■ **Data extract**:
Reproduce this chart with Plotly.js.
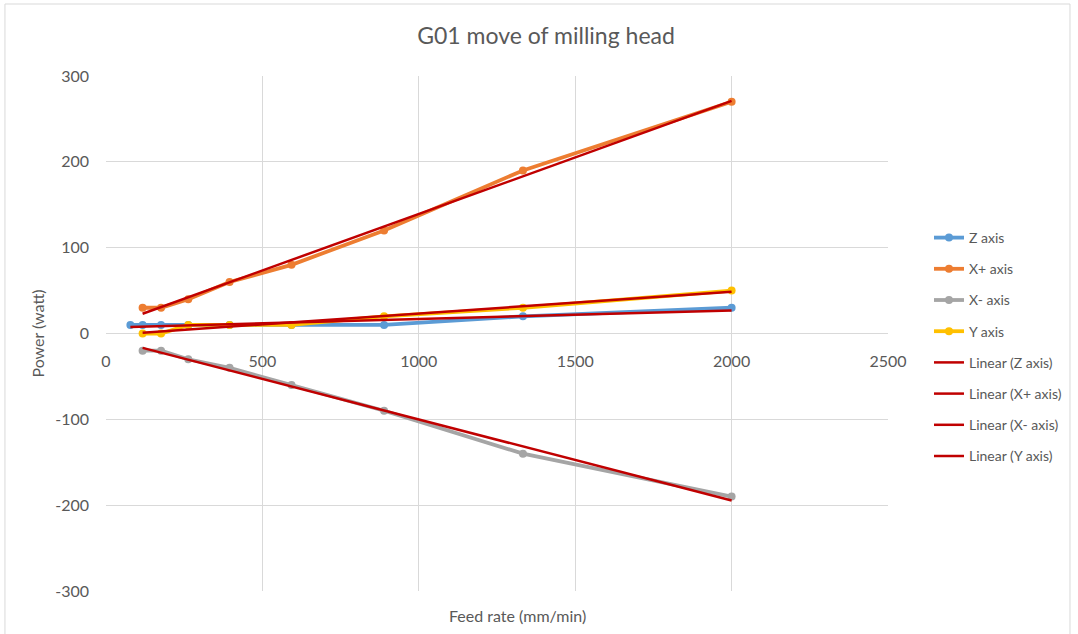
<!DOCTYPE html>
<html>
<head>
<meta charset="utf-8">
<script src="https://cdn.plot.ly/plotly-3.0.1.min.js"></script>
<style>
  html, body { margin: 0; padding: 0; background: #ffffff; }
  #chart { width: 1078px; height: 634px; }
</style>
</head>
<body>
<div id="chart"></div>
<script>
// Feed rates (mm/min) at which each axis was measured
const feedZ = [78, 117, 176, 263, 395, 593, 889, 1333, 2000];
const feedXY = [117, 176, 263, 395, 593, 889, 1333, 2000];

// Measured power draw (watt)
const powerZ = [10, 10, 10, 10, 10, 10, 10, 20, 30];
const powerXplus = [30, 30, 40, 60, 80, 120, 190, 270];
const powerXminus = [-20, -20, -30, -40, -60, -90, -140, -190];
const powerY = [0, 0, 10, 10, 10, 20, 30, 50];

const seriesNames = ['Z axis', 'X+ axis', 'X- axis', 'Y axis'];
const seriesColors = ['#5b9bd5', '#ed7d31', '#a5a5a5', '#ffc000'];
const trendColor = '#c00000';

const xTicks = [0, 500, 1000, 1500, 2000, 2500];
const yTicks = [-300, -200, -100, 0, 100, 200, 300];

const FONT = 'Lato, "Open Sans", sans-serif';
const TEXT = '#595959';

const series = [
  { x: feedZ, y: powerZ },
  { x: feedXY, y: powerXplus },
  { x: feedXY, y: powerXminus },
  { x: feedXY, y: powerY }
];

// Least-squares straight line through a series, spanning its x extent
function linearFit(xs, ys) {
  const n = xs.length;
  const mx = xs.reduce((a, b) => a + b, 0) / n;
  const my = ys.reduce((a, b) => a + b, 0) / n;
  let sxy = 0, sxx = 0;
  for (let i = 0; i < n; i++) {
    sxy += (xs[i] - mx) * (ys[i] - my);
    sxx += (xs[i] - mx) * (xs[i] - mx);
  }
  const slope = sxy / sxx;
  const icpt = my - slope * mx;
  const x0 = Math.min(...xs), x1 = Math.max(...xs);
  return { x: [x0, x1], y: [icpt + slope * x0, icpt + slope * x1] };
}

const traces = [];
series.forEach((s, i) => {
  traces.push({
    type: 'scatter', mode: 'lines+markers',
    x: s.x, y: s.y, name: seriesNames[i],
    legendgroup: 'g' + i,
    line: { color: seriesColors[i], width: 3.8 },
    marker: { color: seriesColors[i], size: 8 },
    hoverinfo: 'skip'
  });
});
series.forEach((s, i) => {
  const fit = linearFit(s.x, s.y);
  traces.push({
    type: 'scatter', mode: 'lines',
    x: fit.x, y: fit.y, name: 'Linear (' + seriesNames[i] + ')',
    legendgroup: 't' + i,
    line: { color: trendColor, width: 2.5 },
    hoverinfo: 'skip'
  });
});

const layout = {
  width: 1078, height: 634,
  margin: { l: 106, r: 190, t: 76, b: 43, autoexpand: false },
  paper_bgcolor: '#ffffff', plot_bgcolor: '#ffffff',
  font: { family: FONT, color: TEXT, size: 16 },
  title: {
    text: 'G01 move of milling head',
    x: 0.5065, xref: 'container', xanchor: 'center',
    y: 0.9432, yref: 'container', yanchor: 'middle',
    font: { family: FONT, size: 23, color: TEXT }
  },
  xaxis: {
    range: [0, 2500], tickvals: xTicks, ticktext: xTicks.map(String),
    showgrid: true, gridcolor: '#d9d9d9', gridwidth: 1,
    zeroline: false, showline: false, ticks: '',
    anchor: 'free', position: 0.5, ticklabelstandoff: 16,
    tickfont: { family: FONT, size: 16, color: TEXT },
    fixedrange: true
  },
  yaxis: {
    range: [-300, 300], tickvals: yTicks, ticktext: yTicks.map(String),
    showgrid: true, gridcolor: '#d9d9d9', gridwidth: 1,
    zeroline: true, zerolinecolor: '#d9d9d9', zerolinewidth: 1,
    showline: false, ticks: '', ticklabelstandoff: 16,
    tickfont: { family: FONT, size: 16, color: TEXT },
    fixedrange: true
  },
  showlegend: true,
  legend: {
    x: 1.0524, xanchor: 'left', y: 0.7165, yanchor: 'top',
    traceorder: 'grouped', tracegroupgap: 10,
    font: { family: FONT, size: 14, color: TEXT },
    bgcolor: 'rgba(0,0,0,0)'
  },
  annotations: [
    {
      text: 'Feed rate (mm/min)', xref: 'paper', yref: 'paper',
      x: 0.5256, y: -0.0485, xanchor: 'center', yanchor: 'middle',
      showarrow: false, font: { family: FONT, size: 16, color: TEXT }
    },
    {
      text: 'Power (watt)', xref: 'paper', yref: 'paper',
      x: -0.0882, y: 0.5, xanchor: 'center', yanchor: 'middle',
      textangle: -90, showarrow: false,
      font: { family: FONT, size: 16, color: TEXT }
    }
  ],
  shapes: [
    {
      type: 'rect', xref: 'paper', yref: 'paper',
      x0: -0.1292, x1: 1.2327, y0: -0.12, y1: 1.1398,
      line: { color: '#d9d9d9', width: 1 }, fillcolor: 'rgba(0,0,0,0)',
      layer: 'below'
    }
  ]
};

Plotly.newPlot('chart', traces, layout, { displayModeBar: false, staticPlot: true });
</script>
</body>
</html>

■ **Exercise brief**:
In the listing above, find the lines holding the word "chart" and copy them.

■ **Exercise response**:
Reproduce this chart with Plotly.js.
  #chart { width: 1078px; height: 634px; }
<div id="chart"></div>
Plotly.newPlot('chart', traces, layout, { displayModeBar: false, staticPlot: true });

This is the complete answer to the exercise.